§ **REQUIRED TASK**: Pictures aside, quote the whole listing exactly.

§ **MATERIAL FOR THIS EXERCISE**:
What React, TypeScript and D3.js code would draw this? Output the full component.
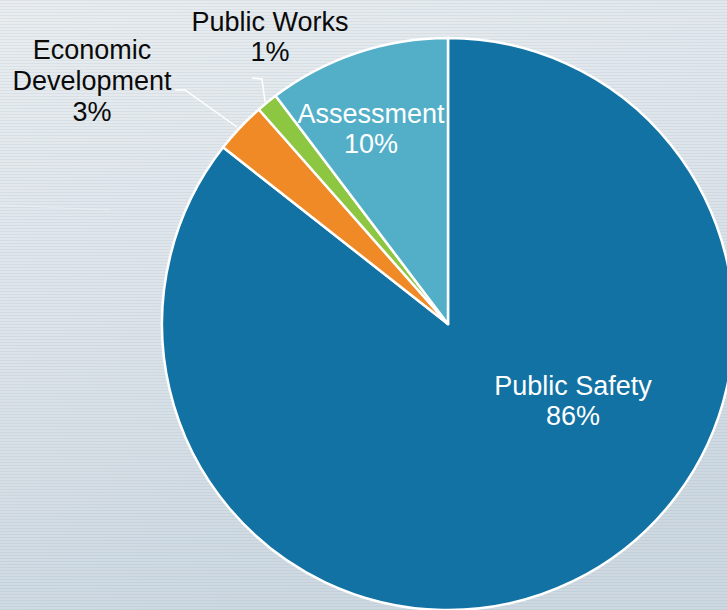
import React from "react";
import * as d3 from "d3";

const categories = ["Public Safety", "Economic Development", "Public Works", "Assessment"];
const values = [85.6, 2.9, 1.2, 10.3];
const colors = ["#1272a4", "#f08a26", "#8dc641", "#53afc8"];

const W = 727;
const H = 610;
const CX = 448;
const CY = 324;
const R = 286;

export default function App() {
  const data = categories.map((c, i) => ({ name: c, value: values[i], color: colors[i] }));
  const total = d3.sum(values);
  const pie = d3.pie<any>().sort(null).value((d: any) => d.value).startAngle(0).endAngle(2 * Math.PI);
  const arcs = pie(data);
  const arc = d3.arc<any>().innerRadius(0).outerRadius(R);
  const pct = (v: number) => Math.round((v / total) * 100) + "%";

  const stripeYs = d3.range(0, H, 3);

  const labelStyle = {
    fontFamily: "'Liberation Sans', Arial, sans-serif",
    fontSize: 27,
    textAnchor: "middle" as const,
  };

  return (
    <svg width={W} height={H} style={{ position: "absolute", left: 0, top: 0 }}>
      <defs>
        <linearGradient id="bg" x1="0" y1="0" x2="0.3" y2="1">
          <stop offset="0" stopColor="#e9edf0" />
          <stop offset="0.5" stopColor="#dde4ea" />
          <stop offset="1" stopColor="#cdd8e1" />
        </linearGradient>
      </defs>
      <rect x={0} y={0} width={W} height={H} fill="url(#bg)" />
      <g>
        {stripeYs.map((y) => (
          <rect key={y} x={0} y={y} width={W} height={1} fill="#6a85a0" opacity={0.1} />
        ))}
      </g>
      <g stroke="#ffffff" strokeOpacity={0.35} strokeWidth={1.2}>
        <line x1={640} y1={330} x2={727} y2={372} />
        <line x1={0} y1={205} x2={110} y2={210} />
      </g>
      <g transform={`translate(${CX},${CY})`}>
        {arcs.map((a, i) => (
          <path key={i} d={arc(a) as string} fill={a.data.color} stroke="#ffffff" strokeWidth={2.5} strokeLinejoin="round" />
        ))}
      </g>
      <g fill="none" stroke="#ffffff" strokeWidth={1.5}>
        <polyline points="175,90 185,90 237,127" />
        <polyline points="252,78 262,79 265,102" />
      </g>
      <text {...labelStyle} fill="#ffffff">
        <tspan x={573} y={395}>{categories[0]}</tspan>
        <tspan x={573} y={425}>{pct(values[0])}</tspan>
      </text>
      <text {...labelStyle} fill="#ffffff">
        <tspan x={371} y={123}>{categories[3]}</tspan>
        <tspan x={371} y={153}>{pct(values[3])}</tspan>
      </text>
      <text {...labelStyle} fill="#0a0a0a">
        <tspan x={92} y={59}>Economic</tspan>
        <tspan x={92} y={90}>Development</tspan>
        <tspan x={92} y={121}>{pct(values[1])}</tspan>
      </text>
      <text {...labelStyle} fill="#0a0a0a">
        <tspan x={270} y={31}>{categories[2]}</tspan>
        <tspan x={270} y={61}>{pct(values[2])}</tspan>
      </text>
    </svg>
  );
}
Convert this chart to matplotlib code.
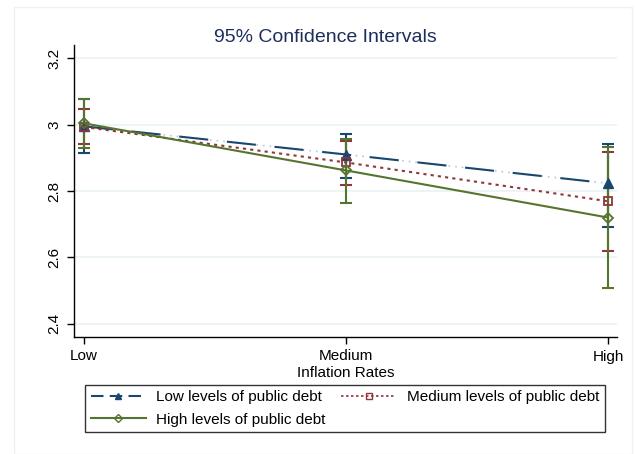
import matplotlib
matplotlib.use("Agg")
import matplotlib.pyplot as plt
from matplotlib.patches import Rectangle
from matplotlib.lines import Line2D

plt.rcParams['font.family'] = ['Liberation Sans', 'DejaVu Sans']

categories = ["Low", "Medium", "High"]
series_names = ["Low levels of public debt", "Medium levels of public debt", "High levels of public debt"]

low_mean = [2.995, 2.910, 2.823]
low_lo = [2.914, 2.838, 2.691]
low_hi = [3.076, 2.973, 2.943]

med_mean = [2.993, 2.886, 2.769]
med_lo = [2.943, 2.817, 2.619]
med_hi = [3.048, 2.952, 2.919]

high_mean = [3.004, 2.862, 2.720]
high_lo = [2.930, 2.763, 2.508]
high_hi = [3.076, 2.958, 2.934]

yticks = [2.4, 2.6, 2.8, 3.0, 3.2]
ytick_labels = ["2.4", "2.6", "2.8", "3", "3.2"]

navy = '#1a476f'
maroon = '#90353b'
green = '#55752f'

fig = plt.figure(figsize=(6.35, 4.54), dpi=100)
fig.patch.set_facecolor('white')
fig.add_artist(Rectangle((14/635, 0), (632-14)/635, 1 - 7/454, transform=fig.transFigure,
                         fill=False, edgecolor='#eef0f2', linewidth=1))

ax = fig.add_axes([74/635, 1 - 337/454, (617-74)/635, (337-45)/454])
x = list(range(len(categories)))

ax.set_xlim(-0.038, 2.034)
ax.set_ylim(2.36, 3.24)

for yt in yticks:
    ax.axhline(yt, color='#eaf2f3', lw=1.2, zorder=0)

def ci(xs, lo, hi, color, z):
    for xi, l, h in zip(xs, lo, hi):
        ax.plot([xi, xi], [l, h], color=color, lw=1.5, zorder=z, solid_capstyle='butt')
        ax.plot([xi - 0.022, xi + 0.022], [l, l], color=color, lw=1.5, zorder=z, solid_capstyle='butt')
        ax.plot([xi - 0.022, xi + 0.022], [h, h], color=color, lw=1.5, zorder=z, solid_capstyle='butt')

ci(x, low_lo, low_hi, navy, 2)
ci(x, med_lo, med_hi, maroon, 3)
ci(x, high_lo, high_hi, green, 4)

# Low series: light dotted underlay + long dashes
ax.plot(x, low_mean, color='#b9c9da', lw=1.2, ls=(0, (1, 3)), zorder=5)
ax.plot(x, low_mean, color=navy, lw=1.5, ls=(0, (14, 9)), zorder=5)
ax.plot(x, low_mean, color=navy, lw=0, marker='^', ms=7, zorder=6)
ax.plot(x, med_mean, color=maroon, lw=1.5, ls=(0, (1.5, 2)), marker='s', ms=6,
        mfc='none', mec=maroon, mew=1.3, zorder=7)
ax.plot(x, high_mean, color=green, lw=1.5, ls='-', marker='D', ms=5.5,
        mfc='none', mec=green, mew=1.3, zorder=8)

ax.set_xticks(x)
ax.set_xticklabels(categories, fontsize=11)
ax.set_yticks(yticks)
ax.set_yticklabels(ytick_labels, fontsize=11, rotation=90, va='center')
ax.tick_params(axis='both', length=5, width=1, color='black', pad=4)
for s in ['top', 'right']:
    ax.spines[s].set_visible(False)
for s in ['left', 'bottom']:
    ax.spines[s].set_color('black')
    ax.spines[s].set_linewidth(1)
ax.set_xlabel("Inflation Rates", fontsize=11, labelpad=2)
fig.text(325/635, 1 - 37/454, "95% Confidence Intervals", ha='center', va='center',
         fontsize=14, color='#1e2e5c')

h_low = Line2D([], [], color=navy, lw=1.5, ls=(0, (6, 3)), marker='^', ms=5)
h_med = Line2D([], [], color=maroon, lw=1.2, ls=(0, (1.5, 1.5)), marker='s', ms=5, mfc='none', mec=maroon)
h_high = Line2D([], [], color=green, lw=1.5, marker='D', ms=4.5, mfc='none', mec=green)
# Row-wise fill: matplotlib fills by column, so order Low, High | Medium
handles = [h_low, h_high, h_med]
labels = [series_names[0], series_names[2], series_names[1]]
leg = fig.legend(handles, labels, loc='center', ncol=2,
                 bbox_to_anchor=((78 + 612) / 2 / 635, 1 - 408.5/454),
                 fontsize=11, frameon=True, fancybox=False, edgecolor='black',
                 handlelength=3.6, columnspacing=1.0, handletextpad=0.7,
                 borderpad=0.35, labelspacing=0.55)
leg.get_frame().set_linewidth(1)

fig.savefig("out.png", dpi=100, facecolor='white')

§ **SOLUTION FOR THIS EXERCISE**:
What React, TypeScript and D3.js code would draw this? Output the full component.
import React from "react";
import * as d3 from "d3";

const categories = ["Public Safety", "Economic Development", "Public Works", "Assessment"];
const values = [85.6, 2.9, 1.2, 10.3];
const colors = ["#1272a4", "#f08a26", "#8dc641", "#53afc8"];

const W = 727;
const H = 610;
const CX = 448;
const CY = 324;
const R = 286;

export default function App() {
  const data = categories.map((c, i) => ({ name: c, value: values[i], color: colors[i] }));
  const total = d3.sum(values);
  const pie = d3.pie<any>().sort(null).value((d: any) => d.value).startAngle(0).endAngle(2 * Math.PI);
  const arcs = pie(data);
  const arc = d3.arc<any>().innerRadius(0).outerRadius(R);
  const pct = (v: number) => Math.round((v / total) * 100) + "%";

  const stripeYs = d3.range(0, H, 3);

  const labelStyle = {
    fontFamily: "'Liberation Sans', Arial, sans-serif",
    fontSize: 27,
    textAnchor: "middle" as const,
  };

  return (
    <svg width={W} height={H} style={{ position: "absolute", left: 0, top: 0 }}>
      <defs>
        <linearGradient id="bg" x1="0" y1="0" x2="0.3" y2="1">
          <stop offset="0" stopColor="#e9edf0" />
          <stop offset="0.5" stopColor="#dde4ea" />
          <stop offset="1" stopColor="#cdd8e1" />
        </linearGradient>
      </defs>
      <rect x={0} y={0} width={W} height={H} fill="url(#bg)" />
      <g>
        {stripeYs.map((y) => (
          <rect key={y} x={0} y={y} width={W} height={1} fill="#6a85a0" opacity={0.1} />
        ))}
      </g>
      <g stroke="#ffffff" strokeOpacity={0.35} strokeWidth={1.2}>
        <line x1={640} y1={330} x2={727} y2={372} />
        <line x1={0} y1={205} x2={110} y2={210} />
      </g>
      <g transform={`translate(${CX},${CY})`}>
        {arcs.map((a, i) => (
          <path key={i} d={arc(a) as string} fill={a.data.color} stroke="#ffffff" strokeWidth={2.5} strokeLinejoin="round" />
        ))}
      </g>
      <g fill="none" stroke="#ffffff" strokeWidth={1.5}>
        <polyline points="175,90 185,90 237,127" />
        <polyline points="252,78 262,79 265,102" />
      </g>
      <text {...labelStyle} fill="#ffffff">
        <tspan x={573} y={395}>{categories[0]}</tspan>
        <tspan x={573} y={425}>{pct(values[0])}</tspan>
      </text>
      <text {...labelStyle} fill="#ffffff">
        <tspan x={371} y={123}>{categories[3]}</tspan>
        <tspan x={371} y={153}>{pct(values[3])}</tspan>
      </text>
      <text {...labelStyle} fill="#0a0a0a">
        <tspan x={92} y={59}>Economic</tspan>
        <tspan x={92} y={90}>Development</tspan>
        <tspan x={92} y={121}>{pct(values[1])}</tspan>
      </text>
      <text {...labelStyle} fill="#0a0a0a">
        <tspan x={270} y={31}>{categories[2]}</tspan>
        <tspan x={270} y={61}>{pct(values[2])}</tspan>
      </text>
    </svg>
  );
}
Convert this chart to matplotlib code.
import matplotlib
matplotlib.use("Agg")
import matplotlib.pyplot as plt
from matplotlib.patches import Rectangle
from matplotlib.lines import Line2D

plt.rcParams['font.family'] = ['Liberation Sans', 'DejaVu Sans']

categories = ["Low", "Medium", "High"]
series_names = ["Low levels of public debt", "Medium levels of public debt", "High levels of public debt"]

low_mean = [2.995, 2.910, 2.823]
low_lo = [2.914, 2.838, 2.691]
low_hi = [3.076, 2.973, 2.943]

med_mean = [2.993, 2.886, 2.769]
med_lo = [2.943, 2.817, 2.619]
med_hi = [3.048, 2.952, 2.919]

high_mean = [3.004, 2.862, 2.720]
high_lo = [2.930, 2.763, 2.508]
high_hi = [3.076, 2.958, 2.934]

yticks = [2.4, 2.6, 2.8, 3.0, 3.2]
ytick_labels = ["2.4", "2.6", "2.8", "3", "3.2"]

navy = '#1a476f'
maroon = '#90353b'
green = '#55752f'

fig = plt.figure(figsize=(6.35, 4.54), dpi=100)
fig.patch.set_facecolor('white')
fig.add_artist(Rectangle((14/635, 0), (632-14)/635, 1 - 7/454, transform=fig.transFigure,
                         fill=False, edgecolor='#eef0f2', linewidth=1))

ax = fig.add_axes([74/635, 1 - 337/454, (617-74)/635, (337-45)/454])
x = list(range(len(categories)))

ax.set_xlim(-0.038, 2.034)
ax.set_ylim(2.36, 3.24)

for yt in yticks:
    ax.axhline(yt, color='#eaf2f3', lw=1.2, zorder=0)

def ci(xs, lo, hi, color, z):
    for xi, l, h in zip(xs, lo, hi):
        ax.plot([xi, xi], [l, h], color=color, lw=1.5, zorder=z, solid_capstyle='butt')
        ax.plot([xi - 0.022, xi + 0.022], [l, l], color=color, lw=1.5, zorder=z, solid_capstyle='butt')
        ax.plot([xi - 0.022, xi + 0.022], [h, h], color=color, lw=1.5, zorder=z, solid_capstyle='butt')

ci(x, low_lo, low_hi, navy, 2)
ci(x, med_lo, med_hi, maroon, 3)
ci(x, high_lo, high_hi, green, 4)

# Low series: light dotted underlay + long dashes
ax.plot(x, low_mean, color='#b9c9da', lw=1.2, ls=(0, (1, 3)), zorder=5)
ax.plot(x, low_mean, color=navy, lw=1.5, ls=(0, (14, 9)), zorder=5)
ax.plot(x, low_mean, color=navy, lw=0, marker='^', ms=7, zorder=6)
ax.plot(x, med_mean, color=maroon, lw=1.5, ls=(0, (1.5, 2)), marker='s', ms=6,
        mfc='none', mec=maroon, mew=1.3, zorder=7)
ax.plot(x, high_mean, color=green, lw=1.5, ls='-', marker='D', ms=5.5,
        mfc='none', mec=green, mew=1.3, zorder=8)

ax.set_xticks(x)
ax.set_xticklabels(categories, fontsize=11)
ax.set_yticks(yticks)
ax.set_yticklabels(ytick_labels, fontsize=11, rotation=90, va='center')
ax.tick_params(axis='both', length=5, width=1, color='black', pad=4)
for s in ['top', 'right']:
    ax.spines[s].set_visible(False)
for s in ['left', 'bottom']:
    ax.spines[s].set_color('black')
    ax.spines[s].set_linewidth(1)
ax.set_xlabel("Inflation Rates", fontsize=11, labelpad=2)
fig.text(325/635, 1 - 37/454, "95% Confidence Intervals", ha='center', va='center',
         fontsize=14, color='#1e2e5c')

h_low = Line2D([], [], color=navy, lw=1.5, ls=(0, (6, 3)), marker='^', ms=5)
h_med = Line2D([], [], color=maroon, lw=1.2, ls=(0, (1.5, 1.5)), marker='s', ms=5, mfc='none', mec=maroon)
h_high = Line2D([], [], color=green, lw=1.5, marker='D', ms=4.5, mfc='none', mec=green)
# Row-wise fill: matplotlib fills by column, so order Low, High | Medium
handles = [h_low, h_high, h_med]
labels = [series_names[0], series_names[2], series_names[1]]
leg = fig.legend(handles, labels, loc='center', ncol=2,
                 bbox_to_anchor=((78 + 612) / 2 / 635, 1 - 408.5/454),
                 fontsize=11, frameon=True, fancybox=False, edgecolor='black',
                 handlelength=3.6, columnspacing=1.0, handletextpad=0.7,
                 borderpad=0.35, labelspacing=0.55)
leg.get_frame().set_linewidth(1)

fig.savefig("out.png", dpi=100, facecolor='white')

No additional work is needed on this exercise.